Par Christian Fremaux
avocat honoraire et élu local.
Serge
Gainsbourg avait chanté 1969 année érotique. 2019 sera-t-elle celle de la
justice excentrique au sens du renouveau, de l’inédit, de l’extravagance ?
C’est moins sexy mais plus démocratique car l’actualité judiciaire permet de
croire à un nouveau départ concernant l’indépendance des juges.
Depuis la fin
du 19ème siècle comme l’avait dit le chancelier Séguier premier
président de la cour d’appel de paris, on a affirmé que « la justice
rend des arrêts et pas des services ». On n’y a jamais cru et le français
moyen a toujours été persuadé que la justice était au service du pouvoir en
place et qu’il y avait deux poids et deux mesures selon la qualité de celui qui
comparaissait devant les juges. Les polémiques et les scandales ont été de
toutes époques et la justice a été beaucoup critiquée. Les juges ont été dans
le collimateur certains d’entre eux ayant pris des positions politiques à
l’encontre de telles ou telles catégories sociales et fait et cause pour des
candidats aux élections présidentielles. On a eu le sentiment que certains
étaient moins égaux que d’autres devant la justice ou que celle-ci interférait
dans le processus démocratique ou voulait instaurer un gouvernement des juges
par le droit. C’est parfois vrai il faut être honnête, mais la très grande
majorité des magistrats fait son devoir qui est d’appliquer la loi comme elle
existe, de l’interpréter s’il y a un vide juridique, et exerce leurs fonctions
en mettant de côté leurs sentiments personnels. Nul n’est parfait dans aucun
métier mais il n’est pas utile de soupçonner tous pour tout, sans aucune preuve
et parce que cela nous arrange. Les juges prennent des décisions au nom du
peuple français qui est actuellement divisé sur le plan philosophique, économique,
social et identitaire ce qui complique la tâche de ceux qui doivent trancher
parfois du sort d’un homme ou d’une femme ou d’un problème sociétal, et qui se
réfèrent alors à la loi votée par les majorités politiques successives.
La loi de
jadis a parfois été obscure ou floue ce qui a pu entrainer des pratiques que
l’on ne supporte plus moralement aujourd’hui .Par exemple, les emplois
familiaux au bénéfice des parlementaires, les fonds secrets ou les valises de
billets qui alimentaient les campagnes électorales ; divers abus avec
l’argent public ; des cumuls de mandat qui permettaient d’accroitre ses revenus ;
de la fraude en général selon le principe que tout ce qui n’est pas
formellement interdit est autorisé. Mais on avait le sentiment que les personnes
éminentes les politiques en particulier étaient épargnées par la justice et qu’elles
disposaient d’un traitement de faveur. D’où l’interrogation négative sur
l’indépendance des juges bien qu’il y a eu de nombreuses condamnations sévères
de politiques : mais on considérait qu’il y avait faute personnelle et que
c’était une exception. Depuis plusieurs
années désormais le vent a tourné et les juges ont décidé d’aller au bout des
dossiers quand il y a des faits avérés même si les procédures sont très lentes.
Les médias
ont joué un rôle ambivalent puisque certains d’entre eux se sont lancés dans la
dénonciation tout azimut en faisant leurs propres recherches sans observer la
présomption d’innocence ou les droits de la défense, et en alertant le procureur-
qui se sent alors obligé d’ouvrir une enquête judiciaire- de ce qu’ils avaient trouvé
sans révéler leurs sources qui peuvent être aussi intéressées. Ils sont devenus « auxiliaires de justice »

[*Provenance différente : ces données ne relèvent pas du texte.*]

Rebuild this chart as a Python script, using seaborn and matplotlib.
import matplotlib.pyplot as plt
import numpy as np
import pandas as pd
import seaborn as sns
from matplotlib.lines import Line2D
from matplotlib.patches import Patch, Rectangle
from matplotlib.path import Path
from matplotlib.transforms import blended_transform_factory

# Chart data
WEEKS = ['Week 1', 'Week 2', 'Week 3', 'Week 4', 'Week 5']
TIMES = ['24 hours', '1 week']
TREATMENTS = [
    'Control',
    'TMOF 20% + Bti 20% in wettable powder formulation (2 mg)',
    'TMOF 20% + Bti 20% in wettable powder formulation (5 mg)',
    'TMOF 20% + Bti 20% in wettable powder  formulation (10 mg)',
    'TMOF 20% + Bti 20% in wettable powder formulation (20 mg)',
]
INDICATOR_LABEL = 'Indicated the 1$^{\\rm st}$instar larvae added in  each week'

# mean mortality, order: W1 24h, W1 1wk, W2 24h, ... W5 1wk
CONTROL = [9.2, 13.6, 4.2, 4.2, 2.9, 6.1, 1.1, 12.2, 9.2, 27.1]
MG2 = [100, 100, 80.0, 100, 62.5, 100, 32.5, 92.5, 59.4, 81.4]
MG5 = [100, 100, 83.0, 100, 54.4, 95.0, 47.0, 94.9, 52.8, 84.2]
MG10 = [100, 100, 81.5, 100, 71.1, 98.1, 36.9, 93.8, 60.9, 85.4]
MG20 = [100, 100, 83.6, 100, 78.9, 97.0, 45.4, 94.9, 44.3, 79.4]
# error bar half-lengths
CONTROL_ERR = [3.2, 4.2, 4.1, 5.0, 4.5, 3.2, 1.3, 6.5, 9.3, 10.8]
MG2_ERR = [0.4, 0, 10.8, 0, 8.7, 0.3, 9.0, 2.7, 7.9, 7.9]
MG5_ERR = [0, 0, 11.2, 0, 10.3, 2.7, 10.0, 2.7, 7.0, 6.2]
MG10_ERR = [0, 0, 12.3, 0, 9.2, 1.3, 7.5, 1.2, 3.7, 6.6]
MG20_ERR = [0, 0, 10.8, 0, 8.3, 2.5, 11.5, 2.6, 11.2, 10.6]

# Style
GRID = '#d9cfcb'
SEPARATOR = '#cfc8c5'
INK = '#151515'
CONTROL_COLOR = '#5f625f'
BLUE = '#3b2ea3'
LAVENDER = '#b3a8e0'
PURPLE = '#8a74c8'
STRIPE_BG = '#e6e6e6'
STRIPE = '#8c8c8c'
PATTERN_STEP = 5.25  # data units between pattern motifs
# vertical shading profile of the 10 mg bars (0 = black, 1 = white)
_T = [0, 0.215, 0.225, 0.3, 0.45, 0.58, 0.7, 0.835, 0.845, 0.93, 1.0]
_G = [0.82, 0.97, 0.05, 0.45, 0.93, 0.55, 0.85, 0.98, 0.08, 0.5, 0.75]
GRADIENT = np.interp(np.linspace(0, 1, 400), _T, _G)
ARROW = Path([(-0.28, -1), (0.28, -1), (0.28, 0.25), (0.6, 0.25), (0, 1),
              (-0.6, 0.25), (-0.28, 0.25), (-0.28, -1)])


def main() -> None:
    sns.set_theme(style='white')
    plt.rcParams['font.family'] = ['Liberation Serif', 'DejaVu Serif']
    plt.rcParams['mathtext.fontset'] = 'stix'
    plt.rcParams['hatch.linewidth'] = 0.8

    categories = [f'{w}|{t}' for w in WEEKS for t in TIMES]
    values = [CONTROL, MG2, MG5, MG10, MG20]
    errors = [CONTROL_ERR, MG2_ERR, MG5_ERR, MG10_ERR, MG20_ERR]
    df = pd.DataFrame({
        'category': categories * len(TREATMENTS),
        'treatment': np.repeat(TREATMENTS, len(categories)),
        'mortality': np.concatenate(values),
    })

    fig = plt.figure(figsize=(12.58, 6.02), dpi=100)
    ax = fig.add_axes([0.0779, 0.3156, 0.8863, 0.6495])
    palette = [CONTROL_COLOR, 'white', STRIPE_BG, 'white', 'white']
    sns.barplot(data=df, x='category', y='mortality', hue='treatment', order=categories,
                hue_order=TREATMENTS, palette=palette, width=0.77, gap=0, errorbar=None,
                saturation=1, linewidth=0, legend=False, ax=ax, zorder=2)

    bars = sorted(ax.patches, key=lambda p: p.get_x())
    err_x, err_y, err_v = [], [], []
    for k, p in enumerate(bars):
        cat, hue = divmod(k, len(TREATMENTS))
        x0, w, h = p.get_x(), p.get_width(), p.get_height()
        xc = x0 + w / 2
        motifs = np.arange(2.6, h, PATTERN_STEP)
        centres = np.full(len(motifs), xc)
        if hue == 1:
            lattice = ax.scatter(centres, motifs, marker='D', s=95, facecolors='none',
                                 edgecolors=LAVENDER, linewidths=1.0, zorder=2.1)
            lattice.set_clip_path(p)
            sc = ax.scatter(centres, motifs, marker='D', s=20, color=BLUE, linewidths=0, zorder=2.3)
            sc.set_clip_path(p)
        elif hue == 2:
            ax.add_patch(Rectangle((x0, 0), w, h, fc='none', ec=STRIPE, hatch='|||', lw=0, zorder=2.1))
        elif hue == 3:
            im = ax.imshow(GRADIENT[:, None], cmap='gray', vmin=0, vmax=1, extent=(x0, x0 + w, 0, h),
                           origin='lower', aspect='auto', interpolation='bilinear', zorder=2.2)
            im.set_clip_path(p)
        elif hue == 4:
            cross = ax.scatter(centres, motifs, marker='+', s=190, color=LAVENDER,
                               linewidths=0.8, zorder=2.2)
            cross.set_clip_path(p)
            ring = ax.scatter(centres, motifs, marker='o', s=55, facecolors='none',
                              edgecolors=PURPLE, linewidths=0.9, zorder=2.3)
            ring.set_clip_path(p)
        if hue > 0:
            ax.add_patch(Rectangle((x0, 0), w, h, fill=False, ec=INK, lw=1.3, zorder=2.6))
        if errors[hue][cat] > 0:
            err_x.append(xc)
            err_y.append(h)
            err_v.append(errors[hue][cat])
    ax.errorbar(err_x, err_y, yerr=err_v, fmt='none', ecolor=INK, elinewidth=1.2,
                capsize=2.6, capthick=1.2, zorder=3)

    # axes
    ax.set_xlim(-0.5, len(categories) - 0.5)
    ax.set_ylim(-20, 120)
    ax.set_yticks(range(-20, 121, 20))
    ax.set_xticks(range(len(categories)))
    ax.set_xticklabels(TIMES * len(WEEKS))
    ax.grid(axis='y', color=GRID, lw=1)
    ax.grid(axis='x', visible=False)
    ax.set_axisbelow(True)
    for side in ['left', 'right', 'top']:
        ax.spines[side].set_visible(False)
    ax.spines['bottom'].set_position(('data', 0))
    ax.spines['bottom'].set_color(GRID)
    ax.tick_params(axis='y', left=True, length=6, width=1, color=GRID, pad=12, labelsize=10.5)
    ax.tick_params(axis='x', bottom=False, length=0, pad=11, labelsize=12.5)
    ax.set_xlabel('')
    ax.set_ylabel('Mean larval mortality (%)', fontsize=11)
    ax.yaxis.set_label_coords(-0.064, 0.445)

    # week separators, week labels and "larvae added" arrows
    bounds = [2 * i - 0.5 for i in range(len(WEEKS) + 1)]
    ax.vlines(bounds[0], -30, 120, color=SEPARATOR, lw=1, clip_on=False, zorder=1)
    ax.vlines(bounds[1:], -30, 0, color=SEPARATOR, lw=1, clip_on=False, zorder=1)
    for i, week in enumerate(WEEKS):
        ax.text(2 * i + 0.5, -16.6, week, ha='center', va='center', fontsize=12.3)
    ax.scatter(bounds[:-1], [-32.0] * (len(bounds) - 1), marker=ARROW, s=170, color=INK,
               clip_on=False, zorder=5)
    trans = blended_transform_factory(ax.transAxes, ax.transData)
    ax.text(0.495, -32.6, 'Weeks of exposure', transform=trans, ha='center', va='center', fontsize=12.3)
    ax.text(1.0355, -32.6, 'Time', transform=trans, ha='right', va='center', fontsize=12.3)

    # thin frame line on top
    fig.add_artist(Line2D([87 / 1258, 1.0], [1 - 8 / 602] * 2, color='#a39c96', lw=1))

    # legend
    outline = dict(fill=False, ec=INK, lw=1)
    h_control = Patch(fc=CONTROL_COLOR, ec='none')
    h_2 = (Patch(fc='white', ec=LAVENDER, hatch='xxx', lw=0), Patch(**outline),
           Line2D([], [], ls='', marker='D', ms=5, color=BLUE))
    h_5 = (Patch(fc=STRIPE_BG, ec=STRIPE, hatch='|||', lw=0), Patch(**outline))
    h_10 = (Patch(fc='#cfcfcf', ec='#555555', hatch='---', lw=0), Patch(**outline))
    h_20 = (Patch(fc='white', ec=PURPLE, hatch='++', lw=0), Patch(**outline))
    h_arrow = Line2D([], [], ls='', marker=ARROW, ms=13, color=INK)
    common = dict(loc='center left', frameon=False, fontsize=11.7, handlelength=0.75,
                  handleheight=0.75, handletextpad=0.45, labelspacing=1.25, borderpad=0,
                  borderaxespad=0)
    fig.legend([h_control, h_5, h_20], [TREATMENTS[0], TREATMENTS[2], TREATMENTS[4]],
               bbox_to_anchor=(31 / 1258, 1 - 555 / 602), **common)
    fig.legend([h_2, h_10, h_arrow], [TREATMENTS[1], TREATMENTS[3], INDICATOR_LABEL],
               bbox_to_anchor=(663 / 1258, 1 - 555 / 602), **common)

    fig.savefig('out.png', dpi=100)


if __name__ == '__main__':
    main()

sous les beaux noms auto-attribués de lanceurs d’alerte, ou de défenseurs de
l’intérêt général au nom de la transparence et du devoir d’information. Le
tribunal médiatique se réunit sans attendre la vérification par les juges des
faits révélés et la confirmation ou non qu’il y a des infractions en droit. C’est ainsi que l’on est arrivé au summum de
la justice participative : M. De Rugy le mangeur d’homard alors qu’il n’y
avait aucune poursuite judiciaire ni même de plainte sauf erreur de ma part ni
préjudice exigeant une réparation, a démissionné de son poste de ministre. Il
est allé de lui-même plus loin que la jurisprudence de M. Balladur qui exige
qu’un ministre mis en examen démissionne. Jusqu’où ira-t-on ? On n’a pas
eu besoin des juges pour faire partir illico -presto un homme politique
qui est redevenu député, il ne faut quand même pas exagérer la punition !
L’indépendance
de la justice est un serpent de mer, sachant par ailleurs que le statut
des procureurs pose problème comme l’a indiqué la cour européenne des droits de
l’homme, puisqu’ils sont nommés par le garde des sceaux dans certaines
conditions. De mon point de vue un gouvernement a besoin de porte-paroles
judiciaires pour faire appliquer sa politique pénale nationale, pour éviter des
pratiques locales diversifiées.
L’année 2019
semble être un bon cru pour démontrer l’indépendance des juges. M. Tapie a été
relaxé, tandis que M. Balkany a été condamné avec mandat de dépôt à la
barre. M. Bayrou qui avait porté la loi
de moralisation de la vie publique, et avait démissionné de ses fonctions de
ministre de la justice, a été rattrapé par les mêmes faits et a été auditionné
par un juge d’instruction comme son amie du modem Mme Goulard qui vient d’être
nommée par le président Macron commissaire européen. M.Le Pen le père de 91 ans
a été mis en examen comme M.Ferrand président de l’assemblée nationale. Aucun
camp politique n’a donc été privilégié dans la quête de la vérité judiciaire
des juges. Et je n’évoque que les personnalités les plus célèbres. D’autres
élus grands ou petits y compris du « nouveau monde » politique sont dans
les starting- blocks des juges, ou vont comparaitre devant un tribunal dans les
semaines ou les mois qui viennent. L’année 2020 verra la comparution d’éminents
politiques devant le tribunal correctionnel comme de vulgaires voyous : MM.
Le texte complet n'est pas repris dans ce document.